Category Archives: Summer ’10

John’s 1st Blog

Greetings from Tonj.  My name is John Lazar, and over the next few weeks, you will be meeting the members of the latest team here, among them students, midwives, and my identical twin brother Joe.  We have all taken different paths to get here, and now that we have arrived, we are using our different gifts to the best of our ability to lend hands around the clinic.  And there is no shortage of work to be done, that’s for sure!

Today is Saturday, our first day of rest since arriving on Tuesday.  Each day has brought with it insights, lessons, and terrific surprises.  Today, I was impressed most with the sheer variety of places we can help around the clinic.  As I said, it was a day of rest, and  I mean this in a relative sense.  We were at work in the morning, and the afternoon held some more fun activities.

I came here after completing my first year in medical school, and have been working pretty exclusively in the clinic during the week.  But today I was able to get my fill in all the other work that goes on here on a daily basis.  Many of us began by helping with the construction of the new clinic.  Only a frame stands right now, but already I can imagine this new building being so much larger than the clinic we have been using.  It will be exciting to see this project come along little by little each day.  After a few hours on the site, there were repeated patients in the clinic, which is closed on weekends to everything but emergencies.  So the clinic, together with the construction site, was hot with activity on this Saturday morning.  Following lunch, we got some down time, but later in the afternoon we went into Tonj to have some fun and do some advertising for the next day’s event: a screening of the World Cup in the local Church.  We obtained a projector and satellite dish, and have been planning an event to promote a feeling of community and entertainment.  How did we advertise, you might ask.  By heading to the soccer field and playing soccer with the local children, and passed on the news about the World Cup.  Even getting on with duties is fun here.

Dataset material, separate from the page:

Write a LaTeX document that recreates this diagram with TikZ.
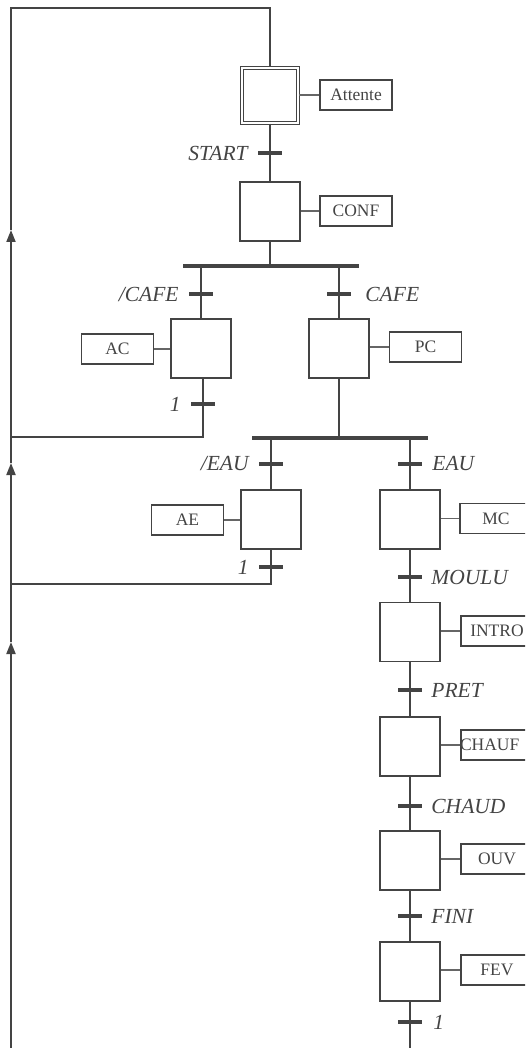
\documentclass[tikz,border=0pt]{standalone}
\usepackage{fontspec}
\setmainfont{Liberation Serif}
\usetikzlibrary{arrows.meta,calc}
\definecolor{gc}{HTML}{444444}
\definecolor{lc}{HTML}{666666}
\begin{document}
\begin{tikzpicture}[x=1pt,y=-1pt,
  etape/.style={draw=gc, line width=1.7pt, minimum width=60pt, minimum height=59pt, inner sep=0pt},
  init/.style={draw=gc, line width=1.5pt, double=white, double distance=1.6pt, minimum width=56pt, minimum height=55pt, inner sep=0pt},
  action/.style={draw=gc, line width=1.7pt, minimum width=72pt, minimum height=30pt, inner sep=0pt, text=gc, font=\fontsize{17.5}{20}\selectfont},
  trans/.style={fill=gc, minimum width=24pt, minimum height=4.2pt, inner sep=0pt},
  bus/.style={fill=gc, minimum height=3.4pt, inner sep=0pt},
  tlab/.style={text=gc, font=\fontsize{21.5}{24}\itshape\selectfont, inner sep=0pt},
  conn/.style={draw=gc, line width=1.9pt},
  link/.style={draw=lc, line width=1.3pt},
  tip/.style={-{Triangle[length=12pt,width=9pt]}}
]
\clip (0,0) rectangle (525,1048);
% steps
\node[init]  (s0) at (270,95.5) {};
\node[etape] (s1) at (270,211.5) {};
\node[etape] (s2) at (201,348.5) {};
\node[etape] (s3) at (339,348.5) {};
\node[etape] (s4) at (271,519.5) {};
\node[etape] (s5) at (410,519.5) {};
\node[etape] (s6) at (410,632) {};
\node[etape] (s7) at (410,746.5) {};
\node[etape] (s8) at (410,860.5) {};
\node[etape] (s9) at (410,971.5) {};
% actions
\node[action] (a0) at (356,95)    {Attente};
\node[action] (a1) at (356,211)   {CONF};
\node[action] (a2) at (117.5,349) {AC};
\node[action] (a3) at (425.5,347) {PC};
\node[action] (a4) at (187.5,520) {AE};
\node[action] (a5) at (496,518.5) {MC};
\node[action] (a6) at (497,631)   {INTRO};
\node[action, text width=72pt, align=left] (a7) at (497,745) {\hspace*{-1pt}CHAUF};
\node[action] (a8) at (497,859)   {OUV};
\node[action] (a9) at (497,970)   {FEV};
% buses
\node[bus, minimum width=176pt] (d1) at (271,266) {};
\node[bus, minimum width=176pt] (d2) at (340,438) {};
% transitions
\node[trans, label={[tlab,label distance=10pt]left:START}] (t0) at (270,153) {};
\node[trans, label={[tlab,label distance=10pt]left:/CAFE}] (t1) at (201,294) {};
\node[trans, label={[tlab,label distance=14pt]right:CAFE}] (t2) at (339,294) {};
\node[trans, label={[tlab,label distance=10pt]left:1}] (t3) at (203,404) {};
\node[trans, label={[tlab,label distance=10pt]left:/EAU}] (t4) at (271,464) {};
\node[trans, label={[tlab,label distance=10pt]right:EAU}] (t5) at (410,464) {};
\node[trans, label={[tlab,label distance=10pt]left:1}] (t6) at (271,567) {};
\node[trans, label={[tlab,label distance=9pt]right:MOULU}] (t7) at (410,577) {};
\node[trans, label={[tlab,label distance=9pt]right:PRET}] (t8) at (410,690) {};
\node[trans, label={[tlab,label distance=9pt]right:CHAUD}] (t9) at (410,806) {};
\node[trans, label={[tlab,label distance=9pt]right:FINI}] (t10) at (410,916) {};
\node[trans, label={[tlab,label distance=11pt]right:1}] (t11) at (410,1022) {};
% coordinates of the return line
\coordinate (top) at (11,8);
\coordinate (bot) at (11,1048);
\coordinate (j1) at (11,437);
\coordinate (j2) at (11,584);
\coordinate (ar1) at (11,230);
\coordinate (ar2) at (11,463);
\coordinate (ar3) at (11,642);
\coordinate (end) at (410,1048);
% action links
\draw[link] (s0.east |- a0.west) -- (a0.west);
\draw[link] (s1.east |- a1.west) -- (a1.west);
\draw[link] (s2.west |- a2.east) -- (a2.east);
\draw[link] (s3.east |- a3.west) -- (a3.west);
\draw[link] (s4.west |- a4.east) -- (a4.east);
\draw[link] (s5.east |- a5.west) -- (a5.west);
\draw[link] (s6.east |- a6.west) -- (a6.west);
\draw[link] (s7.east |- a7.west) -- (a7.west);
\draw[link] (s8.east |- a8.west) -- (a8.west);
\draw[link] (s9.east |- a9.west) -- (a9.west);
% connectors
\draw[conn] (s0.south) -- (t0.center) -- (s1.north);
\draw[conn] (s1.south) -- (s1.south |- d1.center);
\draw[conn] (t1.center |- d1.center) -- (t1.center) -- (s2.north);
\draw[conn] (t2.center |- d1.center) -- (t2.center) -- (s3.north);
\draw[conn] (s2.south -| t3.center) -- (t3.center) -- (t3.center |- j1) -- (j1);
\draw[conn] (s3.south) -- (s3.south |- d2.center);
\draw[conn] (t4.center |- d2.center) -- (t4.center) -- (s4.north);
\draw[conn] (t5.center |- d2.center) -- (t5.center) -- (s5.north);
\draw[conn] (s4.south) -- (t6.center) -- (t6.center |- j2) -- (j2);
\draw[conn] (s5.south) -- (t7.center) -- (s6.north);
\draw[conn] (s6.south) -- (t8.center) -- (s7.north);
\draw[conn] (s7.south) -- (t9.center) -- (s8.north);
\draw[conn] (s8.south) -- (t10.center) -- (s9.north);
\draw[conn] (s9.south) -- (t11.center) -- (end);
% return line
\draw[conn,tip] (bot) -- (ar3);
\draw[conn,tip] (ar3) -- (j2) -- (ar2);
\draw[conn,tip] (ar2) -- (j1) -- (ar1);
\draw[conn] (ar1) -- (top) -- (top -| s0.north) -- (s0.north);
\end{tikzpicture}
\end{document}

I’ve come to understand that there is aaaaalways things to be done here, and there’s a job for all of us to do.  And today was a fun opportunity to get a glimpse of some of the other goings-on outside of the clinic itself.  It is a really dynamic and growing place I’m blessed to call home for the next month.  Thanks for reading, and see you next Saturday.

Outreach to Malony

This is Daniel writing on June 24. Today I went with half of the medical clinic staff to a village 45 minutes outside Tonj called Malony.  There has been a lot of construction in the last couple years, and we were able to drive 2/3 of the way on a paved dirt road.  We had to off-road the last third to the village.

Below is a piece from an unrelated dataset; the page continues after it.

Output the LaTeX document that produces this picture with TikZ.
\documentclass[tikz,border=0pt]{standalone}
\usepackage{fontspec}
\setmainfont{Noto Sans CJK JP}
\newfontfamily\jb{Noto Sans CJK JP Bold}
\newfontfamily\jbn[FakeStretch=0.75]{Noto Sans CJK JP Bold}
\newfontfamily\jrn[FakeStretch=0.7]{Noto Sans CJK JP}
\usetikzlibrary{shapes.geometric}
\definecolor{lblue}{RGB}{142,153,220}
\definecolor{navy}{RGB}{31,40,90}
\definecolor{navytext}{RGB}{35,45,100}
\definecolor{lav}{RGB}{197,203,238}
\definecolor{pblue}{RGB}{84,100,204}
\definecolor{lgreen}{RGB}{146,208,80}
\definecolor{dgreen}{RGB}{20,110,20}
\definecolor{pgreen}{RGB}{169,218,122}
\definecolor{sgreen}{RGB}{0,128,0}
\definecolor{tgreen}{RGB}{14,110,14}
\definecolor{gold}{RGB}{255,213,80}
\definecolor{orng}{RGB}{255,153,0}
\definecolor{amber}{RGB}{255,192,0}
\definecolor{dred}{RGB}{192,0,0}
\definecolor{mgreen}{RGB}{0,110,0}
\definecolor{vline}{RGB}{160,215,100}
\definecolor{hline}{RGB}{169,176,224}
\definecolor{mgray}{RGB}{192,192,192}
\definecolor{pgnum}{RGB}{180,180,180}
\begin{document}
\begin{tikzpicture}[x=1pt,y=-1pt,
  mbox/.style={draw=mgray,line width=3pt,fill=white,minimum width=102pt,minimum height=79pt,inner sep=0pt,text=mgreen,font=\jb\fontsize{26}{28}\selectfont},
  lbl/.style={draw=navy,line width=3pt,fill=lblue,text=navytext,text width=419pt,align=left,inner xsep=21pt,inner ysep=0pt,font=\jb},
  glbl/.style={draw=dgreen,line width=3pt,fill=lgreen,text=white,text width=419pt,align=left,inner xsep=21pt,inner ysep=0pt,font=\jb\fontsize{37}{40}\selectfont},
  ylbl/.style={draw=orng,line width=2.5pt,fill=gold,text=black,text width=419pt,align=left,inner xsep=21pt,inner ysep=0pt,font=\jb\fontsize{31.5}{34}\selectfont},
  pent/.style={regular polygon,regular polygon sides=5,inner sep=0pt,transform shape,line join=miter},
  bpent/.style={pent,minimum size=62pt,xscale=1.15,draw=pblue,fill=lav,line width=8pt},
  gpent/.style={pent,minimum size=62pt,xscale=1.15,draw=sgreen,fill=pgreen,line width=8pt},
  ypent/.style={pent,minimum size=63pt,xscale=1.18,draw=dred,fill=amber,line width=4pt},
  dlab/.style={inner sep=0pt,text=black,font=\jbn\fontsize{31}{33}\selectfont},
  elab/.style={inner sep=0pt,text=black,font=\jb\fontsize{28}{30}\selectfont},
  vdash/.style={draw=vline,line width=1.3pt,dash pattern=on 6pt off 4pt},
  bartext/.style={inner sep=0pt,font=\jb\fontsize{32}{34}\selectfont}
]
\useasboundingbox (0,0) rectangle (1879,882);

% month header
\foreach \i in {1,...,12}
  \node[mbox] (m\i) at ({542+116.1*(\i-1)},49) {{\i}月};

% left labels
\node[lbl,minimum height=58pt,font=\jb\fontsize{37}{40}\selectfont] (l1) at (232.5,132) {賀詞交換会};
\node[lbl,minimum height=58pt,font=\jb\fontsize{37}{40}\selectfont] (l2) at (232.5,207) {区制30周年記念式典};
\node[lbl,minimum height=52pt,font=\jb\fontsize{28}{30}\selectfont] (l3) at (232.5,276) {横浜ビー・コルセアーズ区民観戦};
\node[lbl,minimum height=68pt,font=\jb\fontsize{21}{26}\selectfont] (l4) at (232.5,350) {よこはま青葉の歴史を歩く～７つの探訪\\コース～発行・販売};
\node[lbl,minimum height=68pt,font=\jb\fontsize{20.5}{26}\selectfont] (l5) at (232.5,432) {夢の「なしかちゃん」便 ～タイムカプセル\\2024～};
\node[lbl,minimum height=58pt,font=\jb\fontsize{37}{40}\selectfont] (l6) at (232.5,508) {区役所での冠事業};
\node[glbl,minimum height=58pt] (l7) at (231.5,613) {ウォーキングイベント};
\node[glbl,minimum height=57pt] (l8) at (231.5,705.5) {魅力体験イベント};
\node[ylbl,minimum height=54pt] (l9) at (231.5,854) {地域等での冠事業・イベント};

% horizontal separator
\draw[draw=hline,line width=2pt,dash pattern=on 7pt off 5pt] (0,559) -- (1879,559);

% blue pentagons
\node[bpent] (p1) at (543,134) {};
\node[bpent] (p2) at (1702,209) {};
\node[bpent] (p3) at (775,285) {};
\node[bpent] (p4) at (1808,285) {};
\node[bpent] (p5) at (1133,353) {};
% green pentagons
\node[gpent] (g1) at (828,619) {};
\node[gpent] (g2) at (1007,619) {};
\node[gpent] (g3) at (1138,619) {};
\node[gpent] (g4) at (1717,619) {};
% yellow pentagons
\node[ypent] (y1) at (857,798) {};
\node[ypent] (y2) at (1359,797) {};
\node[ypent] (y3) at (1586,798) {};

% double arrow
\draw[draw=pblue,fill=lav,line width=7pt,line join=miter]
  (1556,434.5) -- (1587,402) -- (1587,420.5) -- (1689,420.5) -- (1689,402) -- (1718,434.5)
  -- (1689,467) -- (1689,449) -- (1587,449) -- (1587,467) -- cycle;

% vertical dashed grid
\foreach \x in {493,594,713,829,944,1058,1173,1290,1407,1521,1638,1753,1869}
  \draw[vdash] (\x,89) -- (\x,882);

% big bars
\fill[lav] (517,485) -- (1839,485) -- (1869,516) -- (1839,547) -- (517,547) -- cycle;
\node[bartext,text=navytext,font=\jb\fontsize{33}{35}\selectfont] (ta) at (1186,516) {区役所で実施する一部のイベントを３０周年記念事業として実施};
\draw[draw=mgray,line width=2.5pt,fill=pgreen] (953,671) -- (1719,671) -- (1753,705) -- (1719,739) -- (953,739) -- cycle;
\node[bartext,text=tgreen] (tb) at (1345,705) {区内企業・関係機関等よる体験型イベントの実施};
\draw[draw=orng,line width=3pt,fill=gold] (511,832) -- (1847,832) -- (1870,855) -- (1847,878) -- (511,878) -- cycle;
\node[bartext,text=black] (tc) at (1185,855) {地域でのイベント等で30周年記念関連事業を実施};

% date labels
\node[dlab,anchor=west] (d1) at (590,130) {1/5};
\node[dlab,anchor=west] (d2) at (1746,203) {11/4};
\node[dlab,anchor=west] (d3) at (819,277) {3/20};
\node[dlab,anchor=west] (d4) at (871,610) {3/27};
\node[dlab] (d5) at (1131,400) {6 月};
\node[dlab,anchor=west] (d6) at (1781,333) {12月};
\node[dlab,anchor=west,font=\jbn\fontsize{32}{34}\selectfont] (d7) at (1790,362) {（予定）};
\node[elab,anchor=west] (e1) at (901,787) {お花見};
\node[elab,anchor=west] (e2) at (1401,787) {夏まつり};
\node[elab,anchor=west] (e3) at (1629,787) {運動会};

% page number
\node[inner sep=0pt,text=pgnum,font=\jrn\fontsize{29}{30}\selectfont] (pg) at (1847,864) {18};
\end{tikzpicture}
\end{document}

This was the first time we had ever done an outreach in this village, even though our government-paid security guard lives in it.  His name is Dut, and he is quite silly and very fun.  I worked in the pharmacy again.  I also was able to share the gospel using an “evangecube” which was translated into Dinka.  A surprising number of children and adults knew some English—even enough for a complete conversation.  I made friends with a boy named Michael and with the headmaster Barnaba.  Barnaba took to liking me, and offered to pay 50 cows for the dowry of my first Sudanese wife.  He said, “you will stay here, and you will become Sudan.”  He was very kind, and very thankful to have me share the gospel with the children and adults.  Michael asked me for my Christian name, and I told him it is “Daniel.”  Then I shared the story of Daniel in the lion’s den, and the children really enjoyed it; especially the part when God shuts the lions’ mouths.

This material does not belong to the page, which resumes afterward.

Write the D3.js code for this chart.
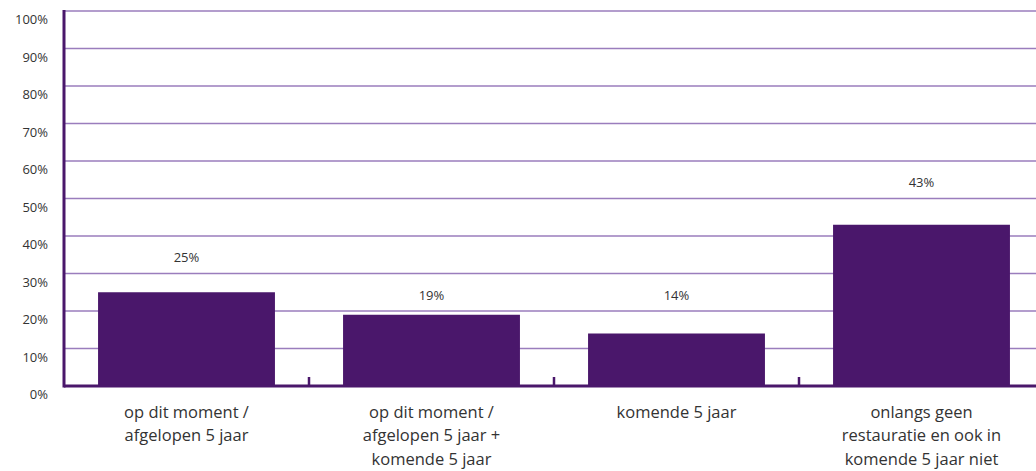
<!DOCTYPE html>
<html><head><meta charset="utf-8">
<script src="https://cdn.jsdelivr.net/npm/d3@7"></script>
<style>body{margin:0;background:#fff;}svg{display:block;}</style>
</head><body>
<svg id="c" width="1036" height="471"></svg>
<script>
const categories = [
  ["op dit moment /", "afgelopen 5 jaar"],
  ["op dit moment /", "afgelopen 5 jaar +", "komende 5 jaar"],
  ["komende 5 jaar"],
  ["onlangs geen", "restauratie en ook in", "komende 5 jaar niet"]
];
const values = [25, 19, 14, 43];
const yTicks = [0, 10, 20, 30, 40, 50, 60, 70, 80, 90, 100];

(function () {
const svg = d3.select("#c");
const font = "'Open Sans', sans-serif";
const purple = "#4a176b";
const grid = "#9a7dbd";
const mLeft = 64, mRight = 1044, mTop = 11, mBottom = 386;

const x = d3.scaleBand().domain(d3.range(values.length)).range([mLeft, mRight]).paddingInner(0.278).paddingOuter(0.139);
const xb = d3.scaleBand().domain(d3.range(values.length)).range([mLeft, mRight]);
const y = d3.scaleLinear().domain([0, 100]).range([mBottom, mTop]);

svg.append("g").selectAll("line").data(yTicks.filter(d => d > 0)).join("line")
  .attr("x1", mLeft).attr("x2", 1036)
  .attr("y1", d => y(d)).attr("y2", d => y(d))
  .attr("stroke", grid).attr("stroke-width", 1.5);

svg.append("g").selectAll("text").data(yTicks).join("text")
  .attr("x", 48).attr("y", d => y(d) + 8.5).attr("dy", "0.35em")
  .attr("text-anchor", "end").attr("font-family", font).attr("font-size", 13)
  .attr("fill", "#333").text(d => d + "%");

svg.append("g").selectAll("rect").data(values).join("rect")
  .attr("x", (d, i) => x(i)).attr("width", x.bandwidth())
  .attr("y", d => y(d)).attr("height", d => y(0) - y(d))
  .attr("fill", purple);

svg.append("g").selectAll("text").data(values).join("text")
  .attr("x", (d, i) => x(i) + x.bandwidth() / 2)
  .attr("y", d => y(Math.floor(d / 10) * 10 + 14.2)).attr("dy", "0.35em")
  .attr("text-anchor", "middle").attr("font-family", font).attr("font-size", 13)
  .attr("fill", "#333").text(d => d + "%");

svg.append("line").attr("x1", mLeft).attr("x2", 1036).attr("y1", mBottom).attr("y2", mBottom)
  .attr("stroke", purple).attr("stroke-width", 3);
svg.append("line").attr("x1", mLeft).attr("x2", mLeft).attr("y1", mTop - 1).attr("y2", mBottom + 1.5)
  .attr("stroke", purple).attr("stroke-width", 3);

svg.append("g").selectAll("line").data(d3.range(1, values.length)).join("line")
  .attr("x1", d => xb(d)).attr("x2", d => xb(d))
  .attr("y1", mBottom - 9).attr("y2", mBottom)
  .attr("stroke", purple).attr("stroke-width", 2.5);

const cg = svg.append("g").selectAll("text").data(categories).join("text")
  .attr("x", (d, i) => x(i) + x.bandwidth() / 2)
  .attr("y", 412)
  .attr("text-anchor", "middle").attr("font-family", font).attr("font-size", 16.5)
  .attr("fill", "#333");
cg.selectAll("tspan").data(d => d).join("tspan")
  .attr("x", function() { return this.parentNode.getAttribute("x"); })
  .attr("dy", (d, i) => i === 0 ? "0.35em" : 23.5)
  .text(d => d);
})();
</script>
</body></html>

It eventually began raining and we had to close the clinic.  But we had a puncture in one of the vehicle tires and had to wait for Sebit and our driver to be fixed.  There was a portable metal room at the village that In Deed and Truth had brought a few months ago to use as a temporary medical facility, and we took shelter in it.  A Sudanese mother and her children joined us inside for the hour we had to wait.  She had a delightful young girl perhaps 3 years old.  While sitting in a chair I held out my hand to her and she came close to stand by my legs and eventually hug them.  But she soon began reaching up to climb into my lap, so I picked her up and played with her for a while.  She was very calm, and she eventually fell asleep in my arms for a half hour.  I had much of that time to pray for her.  She will likely grow up and not remember me, but I was happy to pray that she grows up to know her heavenly Father’s embrace as she today knew mine.

It is very hard to believe I had been here only two full days.